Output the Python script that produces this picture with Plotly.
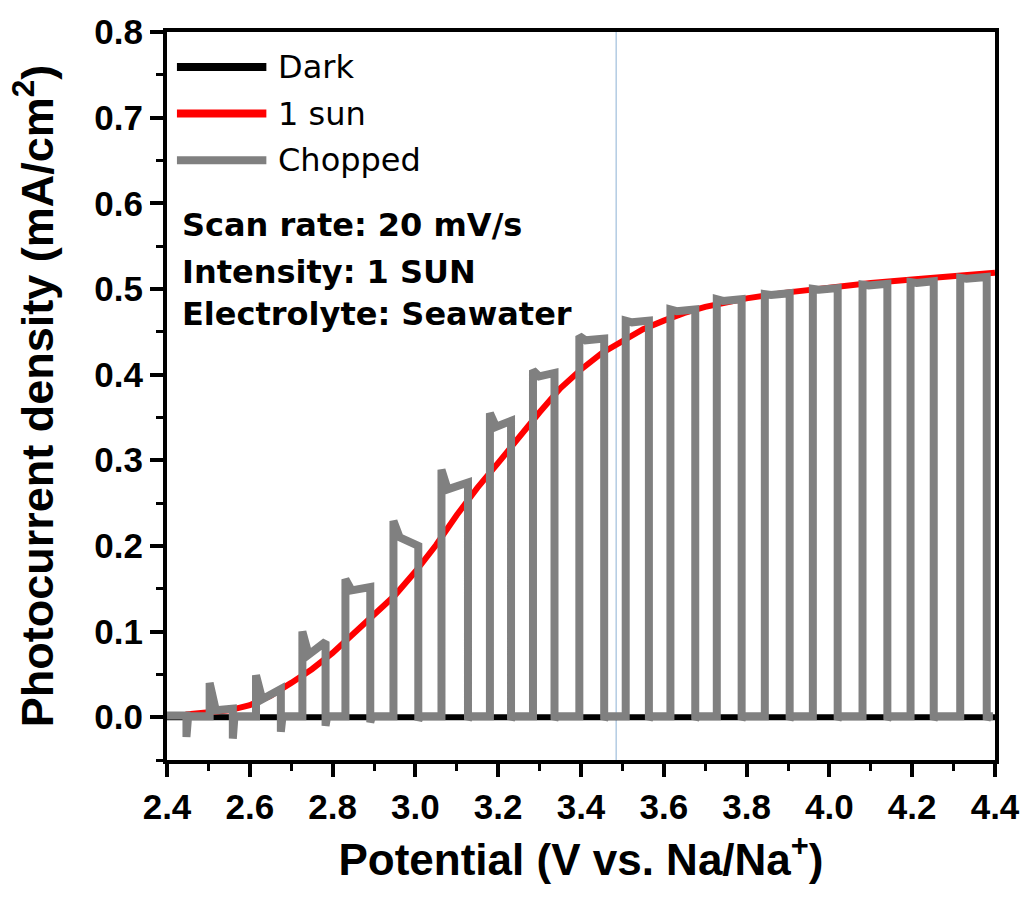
import plotly.graph_objects as go

# ---------------- data ----------------
dark_v = [2.40, 4.40]
dark_j = [0.0, 0.0]

sun_v = [2.445, 2.50, 2.55, 2.60, 2.65, 2.70, 2.75, 2.80, 2.85, 2.90, 2.95, 3.00,
         3.05, 3.10, 3.15, 3.20, 3.25, 3.30, 3.35, 3.40, 3.45, 3.50, 3.55, 3.60,
         3.65, 3.70, 3.80, 3.90, 4.00, 4.10, 4.20, 4.30, 4.40]
sun_j = [0.003, 0.005, 0.008, 0.014, 0.025, 0.040, 0.056, 0.075, 0.097, 0.118, 0.142, 0.170,
         0.201, 0.236, 0.268, 0.297, 0.327, 0.356, 0.384, 0.406, 0.425, 0.440, 0.453, 0.463,
         0.472, 0.479, 0.489, 0.496, 0.502, 0.507, 0.511, 0.515, 0.519]

# chopped light: light-off (fall) and light-on (rise) potentials
chop_start = 2.40
chop_end = 4.395
chop_first_level = 0.002
chop_off_level = 0.001
chop_falls = [2.447, 2.559, 2.675, 2.783, 2.891, 3.007, 3.127, 3.231, 3.336, 3.456,
              3.564, 3.676, 3.788, 3.904, 4.020, 4.140, 4.252, 4.380]
chop_fall_dip = [-0.023, -0.025, -0.017, -0.010, -0.006, -0.004, -0.003, -0.003, -0.003, -0.003,
                 -0.003, -0.003, -0.003, -0.003, -0.003, -0.003, -0.003, -0.003]
chop_rises = [2.503, 2.615, 2.727, 2.831, 2.947, 3.063, 3.180, 3.284, 3.396, 3.508,
              3.616, 3.728, 3.844, 3.960, 4.080, 4.196, 4.316]
chop_spike = [0.040, 0.049, 0.100, 0.161, 0.229, 0.289, 0.355, 0.405, 0.445, 0.463,
              0.476, 0.488, 0.494, 0.500, 0.505, 0.508, 0.513]
chop_settle = [0.008, 0.021, 0.073, 0.148, 0.210, 0.266, 0.339, 0.398, 0.440, 0.461,
               0.474, 0.486, 0.493, 0.499, 0.504, 0.507, 0.512]
chop_plateau_end = [0.010, 0.033, 0.088, 0.152, 0.200, 0.274, 0.346, 0.402, 0.442, 0.463,
                    0.476, 0.488, 0.495, 0.501, 0.506, 0.509, 0.514]
spike_decay = 0.015
dip_recover = 0.004

marker_potential = 3.485

x_ticks = [2.4, 2.6, 2.8, 3.0, 3.2, 3.4, 3.6, 3.8, 4.0, 4.2, 4.4]
y_ticks = [0.0, 0.1, 0.2, 0.3, 0.4, 0.5, 0.6, 0.7, 0.8]

# ---------------- build chopped polyline ----------------
cv = [chop_start, chop_falls[0]]
cj = [chop_first_level, chop_first_level]
for k, r in enumerate(chop_rises):
    f = chop_falls[k]
    cv += [f, f + dip_recover, r, r, r + spike_decay, chop_falls[k + 1]]
    cj += [chop_fall_dip[k], chop_off_level, chop_off_level,
           chop_spike[k], chop_settle[k], chop_plateau_end[k]]
f = chop_falls[-1]
cv += [f, f + dip_recover, chop_end]
cj += [chop_fall_dip[-1], chop_off_level, chop_off_level]

fig = go.Figure()
fig.add_trace(go.Scatter(x=dark_v, y=dark_j, mode="lines", name="Dark",
                         line=dict(color="black", width=6), showlegend=False))
fig.add_trace(go.Scatter(x=sun_v, y=sun_j, mode="lines", name="1 sun",
                         line=dict(color="#ff0000", width=6), showlegend=False))
fig.add_trace(go.Scatter(x=cv, y=cj, mode="lines", name="Chopped",
                         line=dict(color="#808080", width=8), showlegend=False))

fig.add_shape(type="line", x0=marker_potential, x1=marker_potential, xref="x",
              y0=0, y1=1, yref="paper", line=dict(color="#b3cbe3", width=1.5), layer="below")

# manual legend
legend_items = [("Dark", "black"), ("1 sun", "#ff0000"), ("Chopped", "#808080")]
legend_y = [0.952, 0.888, 0.824]
for (name, col), yy in zip(legend_items, legend_y):
    fig.add_shape(type="line", xref="paper", yref="paper", x0=0.012, x1=0.120, y0=yy, y1=yy,
                  line=dict(color=col, width=8))
    fig.add_annotation(xref="paper", yref="paper", x=0.132, y=yy, text=name, showarrow=False,
                       xanchor="left", yanchor="middle",
                       font=dict(family="DejaVu Sans", size=32, color="black"))

notes = ["Scan rate: 20 mV/s", "Intensity: 1 SUN", "Electrolyte: Seawater"]
note_y = [0.735, 0.671, 0.6125]
for t, yy in zip(notes, note_y):
    fig.add_annotation(xref="paper", yref="paper", x=0.0156, y=yy, text=t, showarrow=False,
                       xanchor="left", yanchor="middle",
                       font=dict(family="DejaVu Sans", size=32, color="black", weight="bold"))

tickfont = dict(family="Liberation Sans, Arial", size=35, color="black", weight="bold")
titlefont = dict(family="Liberation Sans, Arial", color="black", weight="bold")

fig.update_xaxes(range=[2.4, 4.4], tickvals=x_ticks, ticktext=[f"{v:.1f}" for v in x_ticks],
                 showline=True, linewidth=4, linecolor="black", mirror=True,
                 ticks="outside", ticklen=13, tickwidth=4, tickcolor="black",
                 minor=dict(dtick=0.1, ticks="outside", ticklen=7, tickwidth=3, tickcolor="black"),
                 showgrid=False, zeroline=False, tickfont=tickfont,
                 title=dict(text="Potential (V vs. Na/Na<sup>+</sup>)",
                            font=dict(size=44, **titlefont), standoff=20))
fig.update_yaxes(range=[-0.05, 0.8], tickvals=y_ticks, ticktext=[f"{v:.1f}" for v in y_ticks],
                 showline=True, linewidth=4, linecolor="black", mirror=True,
                 ticks="outside", ticklen=13, tickwidth=4, tickcolor="black",
                 minor=dict(dtick=0.05, ticks="outside", ticklen=7, tickwidth=3, tickcolor="black"),
                 showgrid=False, zeroline=False, tickfont=tickfont,
                 title=dict(text="Photocurrent density (mA/cm<sup>2</sup>)",
                            font=dict(size=45, **titlefont), standoff=28))

fig.update_layout(width=1032, height=899, margin=dict(l=167, r=32, t=27, b=139),
                  paper_bgcolor="white", plot_bgcolor="white", showlegend=False)

fig.write_html("out.html")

**WORK TO DO**
Without the pictures, please reproduce each line of the listing above exactly, from the first one through the line bearing "dark_j = [0.0, 0.0]".

**RESPONSE TO THE TASK**
Output the Python script that produces this picture with Plotly.
import plotly.graph_objects as go

# ---------------- data ----------------
dark_v = [2.40, 4.40]
dark_j = [0.0, 0.0]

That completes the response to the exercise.